Civil and Environmental Engineering

 

First Advisor

Daniel Linzell

Date of this Version

5-2018

Comments

Presented to the Faculty of The Graduate College at the University of Nebraska In Partial Fulfillment of Requirements For the Degree of Master of Science, Major: Civil Engineering, Under the Supervision of Professor Daniel Linzell Lincoln, Nebraska May, 2018.

Copyright (c) 2018 Ahmed Rageh

Abstract

Railway bridges are an essential component of any modern society and play a significant transportation role. During the 19th and early 20th centuries steel truss and plate girder bridges were commonly used railway designs, with most of the trusses constructed using pin and eyebar systems and most other load carrying members being riveted, built-up sections.

Many of these bridges are still in use and are subjected to increased railway traffic intensity, loads and speeds. The current practice for evaluating the integrity of bridges in the United States, irrespective of use, is primarily via visual inspection, with those inspections occurring at a maximum prescribed frequency of one calendar year for railway bridges (Agdas et al., 2015; AREMA, 2015; Hearn, 2007; ODOT, 2017; Roach et al., 2012).

Based on observed condition and structure importance, each railway bridge could be inspected one, two or four times annually. While this method has reliably maintained railway bridge condition, it is intermittent, costly, and subject to human interpretation. To improve how condition is assessed, some railway bridges have been outfitted with traditional, voltage based, sensors, such as strain gages and accelerometers that quantify their response. These projects have largely focused on isolated, large bridges, not on a group of bridges, and have involved an extensive array of these sensors, an approach that is also costly labor intensive.

The work discussed herein summarizes initial steps of a large-scale effort focused on developing a cost-effective, optimized, robust health monitoring system that takes advantage of repeatable patterns found on most, if not all, riveted steel railway bridges and, as a result, can be broadly utilized on a railway system.
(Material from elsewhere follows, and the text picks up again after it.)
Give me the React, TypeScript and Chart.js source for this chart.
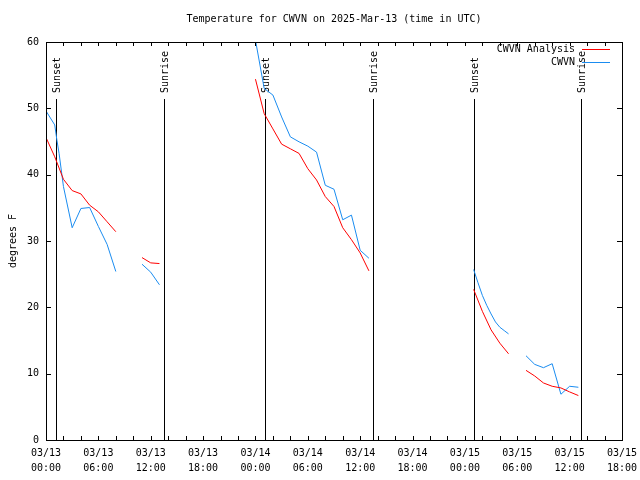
import React, { useEffect, useRef } from "react";
import { Chart, registerables } from "chart.js";

Chart.register(...registerables);

const TITLE = "Temperature for CWVN on 2025-Mar-13 (time in UTC)";
const Y_LABEL = "degrees F";
const FONT = "'DejaVu Sans Mono', 'Liberation Mono', monospace";

// hours since 03/13 00:00 UTC
const tickHours = [0, 6, 12, 18, 24, 30, 36, 42, 48, 54, 60, 66];
const tickDates = ["03/13", "03/13", "03/13", "03/13", "03/14", "03/14", "03/14", "03/14", "03/15", "03/15", "03/15", "03/15"];
const tickTimes = ["00:00", "06:00", "12:00", "18:00", "00:00", "06:00", "12:00", "18:00", "00:00", "06:00", "12:00", "18:00"];

const sunEventHours = [1.18, 13.56, 25.13, 37.5, 49.08, 61.35];
const sunEventNames = ["Sunset", "Sunrise", "Sunset", "Sunrise", "Sunset", "Sunrise"];

const seriesNames = ["CWVN Analysis", "CWVN"];
const seriesColors = ["#ff0000", "#1a8cf0"];

const analysisHours = [
  0, 1, 2, 3, 4, 5, 6, 7, 8, 9.5,
  11, 12, 13, 18.5,
  24, 25, 26, 27, 28, 29, 30, 31, 32, 33, 34, 35, 36, 37, 43,
  49, 50, 51, 52, 53, 54,
  55, 56, 57, 58, 59, 60, 61,
];
const analysisTemps = [
  45.6, 42.7, 39.3, 37.6, 37.1, 35.4, 34.4, 32.9, 31.4, null,
  27.5, 26.7, 26.6, null,
  54.4, 49.2, 46.9, 44.6, 43.9, 43.2, 40.9, 39.2, 36.7, 35.2, 32.0, 30.2, 28.2, 25.5, null,
  22.7, 19.4, 16.6, 14.6, 13.0, null,
  10.5, 9.65, 8.6, 8.1, 7.85, 7.25, 6.7,
];

const stationHours = [
  0, 1, 1.25, 1.5, 2, 3, 4, 5, 6, 7, 8, 9.5,
  11, 12, 13, 18.5,
  24, 25, 26, 27, 28, 29, 30, 31, 32, 33, 34, 35, 36, 37, 43,
  49, 49.5, 50, 50.5, 51, 51.5, 52, 52.5, 53, 54,
  55, 56, 57, 58, 59, 60, 61,
];
const stationTemps = [
  49.6, 47.5, 45.2, 43.2, 38.2, 32.0, 34.9, 35.05, 32.2, 29.5, 25.4, null,
  26.5, 25.3, 23.4, null,
  60.3, 53.0, 52.0, 48.7, 45.7, 44.95, 44.3, 43.4, 38.4, 37.8, 33.2, 33.9, 28.6, 27.4, null,
  25.7, 23.7, 21.8, 20.3, 19.0, 17.8, 17.0, 16.5, 16.0, null,
  12.7, 11.4, 10.9, 11.5, 6.9, 8.1, 7.95,
];

const toPoints = (xs: number[], ys: (number | null)[]) => xs.map((x, i) => ({ x, y: ys[i] }));

const overlayPlugin = {
  id: "overlay",
  beforeDatasetsDraw(chart: any) {
    const { ctx, chartArea, scales } = chart;
    const xs = scales.x;
    ctx.save();
    ctx.fillStyle = "#000";
    ctx.font = `10px ${FONT}`;
    sunEventHours.forEach((h, i) => {
      const px = Math.round(xs.getPixelForValue(h));
      ctx.fillRect(px, 99, 1, chartArea.bottom - 99);
      ctx.save();
      ctx.translate(px + 1.5, 93);
      ctx.rotate(-Math.PI / 2);
      ctx.textAlign = "left";
      ctx.textBaseline = "middle";
      ctx.fillText(sunEventNames[i], 0, 0);
      ctx.restore();
    });
    ctx.restore();
  },
  afterDraw(chart: any) {
    const { ctx, chartArea, scales } = chart;
    const { left, right, top, bottom } = chartArea;
    ctx.save();
    ctx.strokeStyle = "#000";
    ctx.lineWidth = 1;
    ctx.strokeRect(left + 0.5, top + 0.5, right - left, bottom - top);
    const tl = 4;
    ctx.beginPath();
    scales.x.ticks.forEach((t: any) => {
      const px = Math.round(scales.x.getPixelForValue(t.value)) + 0.5;
      ctx.moveTo(px, bottom);
      ctx.lineTo(px, bottom - tl);
      ctx.moveTo(px, top);
      ctx.lineTo(px, top + tl);
    });
    scales.y.ticks.forEach((t: any) => {
      const py = Math.round(scales.y.getPixelForValue(t.value)) + 0.5;
      ctx.moveTo(left, py);
      ctx.lineTo(left + tl + 1, py);
      ctx.moveTo(right, py);
      ctx.lineTo(right - tl - 1, py);
    });
    ctx.stroke();

    ctx.fillStyle = "#000";
    ctx.font = `10px ${FONT}`;
    ctx.textAlign = "center";
    ctx.textBaseline = "middle";
    ctx.fillText(TITLE, (left + right) / 2, 19);

    ctx.save();
    ctx.translate(13, (top + bottom) / 2);
    ctx.rotate(-Math.PI / 2);
    ctx.fillText(Y_LABEL, 0, 0);
    ctx.restore();

    ctx.textAlign = "right";
    seriesNames.forEach((name, i) => {
      const y = 49 + i * 13;
      ctx.fillStyle = "#000";
      ctx.fillText(name, 575, y);
      ctx.fillStyle = seriesColors[i];
      ctx.fillRect(582, y, 28, 1);
    });
    ctx.restore();
  },
};

export default function App() {
  const canvasRef = useRef<HTMLCanvasElement | null>(null);

  useEffect(() => {
    if (!canvasRef.current) return;
    const tickFont = { family: FONT, size: 10, lineHeight: 1.5 };
    const chart = new Chart(canvasRef.current, {
      type: "line",
      data: {
        datasets: [
          {
            label: seriesNames[0],
            data: toPoints(analysisHours, analysisTemps),
            borderColor: seriesColors[0],
            borderWidth: 1,
            pointRadius: 0,
            tension: 0,
            spanGaps: false,
          },
          {
            label: seriesNames[1],
            data: toPoints(stationHours, stationTemps),
            borderColor: seriesColors[1],
            borderWidth: 1,
            pointRadius: 0,
            tension: 0,
            spanGaps: false,
          },
        ],
      },
      options: {
        responsive: false,
        animation: false,
        devicePixelRatio: 1,
        layout: { padding: { left: 0, right: 18, top: 42, bottom: 0 } },
        plugins: {
          legend: { display: false },
          title: { display: false },
          tooltip: { enabled: false },
        },
        scales: {
          x: {
            type: "linear",
            min: 0,
            max: 66,
            afterFit: (s: any) => {
              s.height = 40;
              s.paddingLeft = 0;
              s.paddingRight = 0;
            },
            grid: { display: false, drawTicks: false, tickLength: 0 },
            border: { display: false },
            ticks: {
              stepSize: 2,
              autoSkip: false,
              maxRotation: 0,
              minRotation: 0,
              padding: 6,
              color: "#000",
              font: tickFont,
              callback: (v: any) => {
                const i = tickHours.indexOf(Number(v));
                return i >= 0 ? [tickDates[i], tickTimes[i]] : "";
              },
            },
          },
          y: {
            min: 0,
            max: 60,
            afterFit: (s: any) => {
              s.width = 46;
              s.paddingTop = 0;
              s.paddingBottom = 0;
            },
            grid: { display: false, drawTicks: false, tickLength: 0 },
            border: { display: false },
            ticks: {
              stepSize: 10,
              padding: 7,
              color: "#000",
              font: tickFont,
            },
          },
        },
      },
      plugins: [overlayPlugin],
    } as any);
    return () => chart.destroy();
  }, []);

  return (
    <div style={{ position: "absolute", left: 0, top: 0, width: 640, height: 480, background: "#fff" }}>
      <canvas ref={canvasRef} width={640} height={480} style={{ display: "block" }} />
    </div>
  );
}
Initial work completed for this project encompassed analytical model validation, sensitivity analyses, field testing and model calibration for one truss and one plate girder segment of a large railway bridge over a river crossing. This research developed and assessed a computationally-based methodology to optimize structural health monitoring (SHM) plans for this and other, similar bridges.

Other secondary findings of this work that address riveted steel bridges key behaviors observed from field testing and/or computational data are: (i) truss flooring system members may experience a higher variation in axial forces which was not addressed during the construction phase; (ii) exterior stringers, adjacent to the truss bottom chords, experience high axial tension while interior stringers experience almost negligible axial compression forces; (iii) floor beams experience high lateral bending stresses, varying between 45 and 60% of their vertical bending stress, at exterior stringer intersections; (vi) loose truss bottom chords eyebars and bottom laterals were subjected to high frequency, low amplitude stress cycles; and (v) lateral bracing connection failures could be captured from the significant reduction in the recorded strains. These insights into behavior, together with the sensitivity of damage detection to sensor placement, led to the proposed SHM plans.

As a result of the research that was completed, three structural health monitoring plans with varying number of sensors were proposed to detect deficiencies reported by the owner of the bridge. One of those proposed plans is currently deployed on a riveted steel railway bridge for continuous monitoring and evaluation of its efficiency. The deployed plan was selected initially over the other two plans because sensitivity analyses showed significant change in the monitored responses at the instrumented locations of this plan due to damage. Evaluating the other plans which contained lower number of sensors is planned via monitoring the bridge continuously in the future.